The transaction is set to add another layer of debt to the auction house seven years after billionaire Patrick Drahi acquired it in a leveraged buyout. Since then, Sotheby’s has racked up several years of large losses as it struggled with a heavy debt burden and a lacklustre art market.
Sotheby’s, which is best known for selling high-value art but also auctions jewellery, watches, luxury cars and other collectibles, has more than $1bn of outstanding debt across publicly traded bonds and bank facilities. It has not yet drawn down any of the KKR facility, according to documents circulated to credit investors last week.
The deal with KKR will allow Sotheby’s to access money it is owed from auction sales in New York and London straight away, by borrowing from the private capital firm and pledging the fee receivables from clients as collateral.

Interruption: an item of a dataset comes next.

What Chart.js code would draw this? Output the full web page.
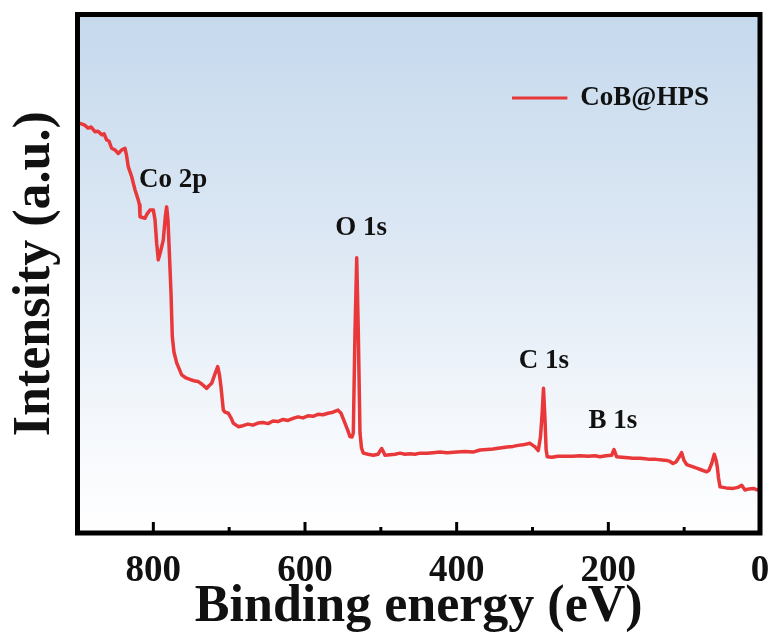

Sotheby’s was considering using the debt to pay sellers a proportion of their proceeds soon after a sale, said people familiar with the matter. The auction house’s standard terms are to pay sellers 45 days afterwards.
As part of the debt deal struck in February, the auction house will pay an interest rate of more than 8 per cent on money it borrows, in order to, in effect, factor receivables from artwork sales. Under the facility, which is due for repayment in 2029, it will be able to borrow a maximum $100mn, according to terms seen by the FT.
Sotheby’s made a $53mn pre-tax profit in 2025, up from a $190mn loss the year before, the FT has reported. The company’s outlook was recently upgraded by rating agency Moody’s to positive and by S&P to stable, although its junk credit ratings remained unchanged at B3 and B minus, respectively.
The auction house has also been offering sellers an interest rate of 7 per cent to delay paying out sale proceeds as part of its efforts to conserve cash.
Last week, Sotheby’s launched an $825mn bond offering. The auction house sold the debt at a yield of about 8.5 per cent — towards the higher end of initial price discussions, according to people familiar with the bond sale.
In private figures shared with credit investors, the auction house said that the money it borrowed from KKR would “be used for general corporate purposes to provide additional liquidity to enhance the issuer’s working capital as needed in our business, including to manage seasonality, and to provide general operational flexibility”.
Sotheby’s declined to provide further comment. KKR declined to comment.